You've seen it on Friends, Sex and the City, How I Met Your Mother and Parks and Recs. Best friends, always around each other, sharing all of their ups and downs, always meeting for cosmos or coffee at all hours of the day. But in real life, as I'm approaching 25, I find that I spend most of my time alone or with my boyfriend, and no matter how many people I meet or how many times I go on Bumble BFF to swipe, I find that my best friends are all scattered or impossible to make plans with. Which leaves me to ask, what the hell is up? I text most of my friends every week, sometimes FaceTime them, and we try to fly out to see each other.
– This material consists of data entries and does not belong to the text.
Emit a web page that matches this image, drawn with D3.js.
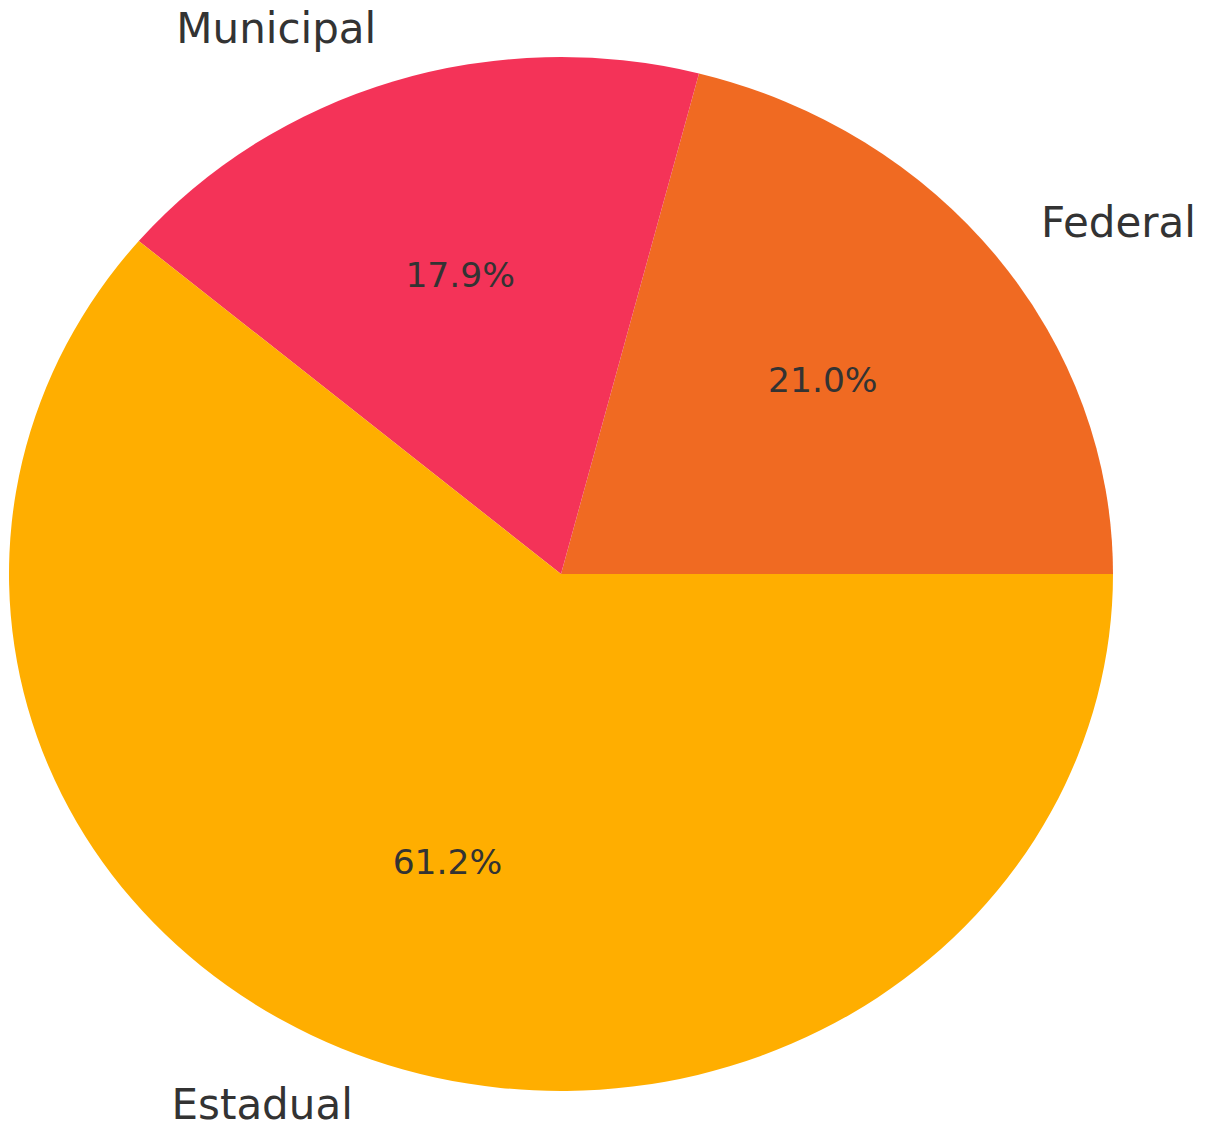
<!DOCTYPE html>
<html>
<head>
<meta charset="utf-8">
<script src="https://cdn.jsdelivr.net/npm/d3@7"></script>
<style>
  html, body { margin: 0; padding: 0; background: #fff; }
  svg { display: block; }
</style>
</head>
<body>
<svg id="chart"></svg>
<script>
const categories = ["Federal", "Municipal", "Estadual"];
const shares = [21.0, 17.9, 61.2];
const colors = ["#F06A22", "#F43358", "#FFAE00"];

const width = 1207, height = 1127;
const cx = 561, cy = 574;
const rx = 552, ry = 517;   // the pie is stretched a bit horizontally

const svg = d3.select("#chart")
    .attr("width", width)
    .attr("height", height);

const data = categories.map((name, i) => ({ name: name, value: shares[i], color: colors[i] }));

// counterclockwise from 3 o'clock, like the original
const pie = d3.pie()
    .value(d => d.value)
    .sort(null)
    .startAngle(Math.PI / 2)
    .endAngle(Math.PI / 2 - 2 * Math.PI);

const arcs = pie(data);

const arc = d3.arc()
    .innerRadius(0)
    .outerRadius(rx);

svg.append("g")
    .attr("transform", `translate(${cx},${cy}) scale(1,${ry / rx})`)
    .selectAll("path")
    .data(arcs)
    .join("path")
    .attr("d", arc)
    .attr("fill", d => d.data.color);

// d3 angle -> screen position on the ellipse at a given fraction of the radius
function pos(d, k) {
    const a = (d.startAngle + d.endAngle) / 2;
    return [cx + k * rx * Math.sin(a), cy - k * ry * Math.cos(a)];
}

const font = "'DejaVu Sans', sans-serif";

svg.append("g")
    .selectAll("text")
    .data(arcs)
    .join("text")
    .attr("x", d => pos(d, 1.1)[0])
    .attr("y", d => pos(d, 1.1)[1])
    .attr("dy", "0.26em")
    .attr("text-anchor", d => Math.sin((d.startAngle + d.endAngle) / 2) > 0 ? "start" : "end")
    .attr("font-family", font)
    .attr("font-size", "42px")
    .attr("fill", "#333333")
    .text(d => d.data.name);

svg.append("g")
    .selectAll("text")
    .data(arcs)
    .join("text")
    .attr("x", d => pos(d, 0.6)[0])
    .attr("y", d => pos(d, 0.6)[1])
    .attr("dy", "0.24em")
    .attr("text-anchor", "middle")
    .attr("font-family", font)
    .attr("font-size", "34.5px")
    .attr("fill", "#333333")
    .text(d => d.data.value.toFixed(1) + "%");
</script>
</body>
</html>
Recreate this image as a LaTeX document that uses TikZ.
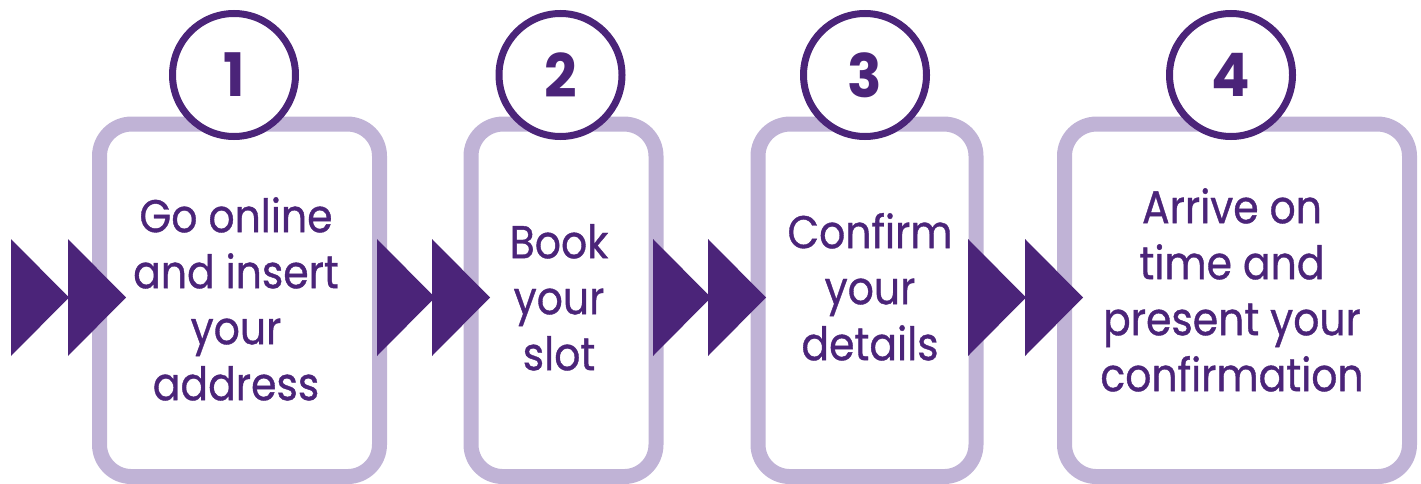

We all make the effort, but somehow life does not leave us with a Carrie and Co. friendship circle.
I think that we all crave intimacy, but somehow fail to achieve it due to the unavoidable changes in life. People move, people get more demanding jobs, and we are left binge-watching friends, wishing that our own joey and Chandler walk in for breakfast. I hate to be one of those people, but I truly think that social media and Netflix (I'm guilty of this for sure) have caused us to disconnect from intimacy with people. Somehow, spilling your guts over instagram DM is just not the same as venting in person.
However, I have found that I'm learning to put in some more effort into my current friendships, and vice versa. One of my longest friends (we've known each other for a DECADE!) is coming to visit me for spring break, another best friend and I try to call each other once a week to catch up. We should stop focusing on these clearly unattainable friendships- theres not enough hours in the week to go to work, get cosmos with Samantha, workout with Charlotte, and have some chatting time with Miranda, along with having some time for your own time; and rarely do all of your best friends live in the same building. But we can focus on being more sincere, less selfish, and focus on what we have here in front of us. Take the time to reach out, schedule a game night, call your BFF in California. After all, they're your best friends.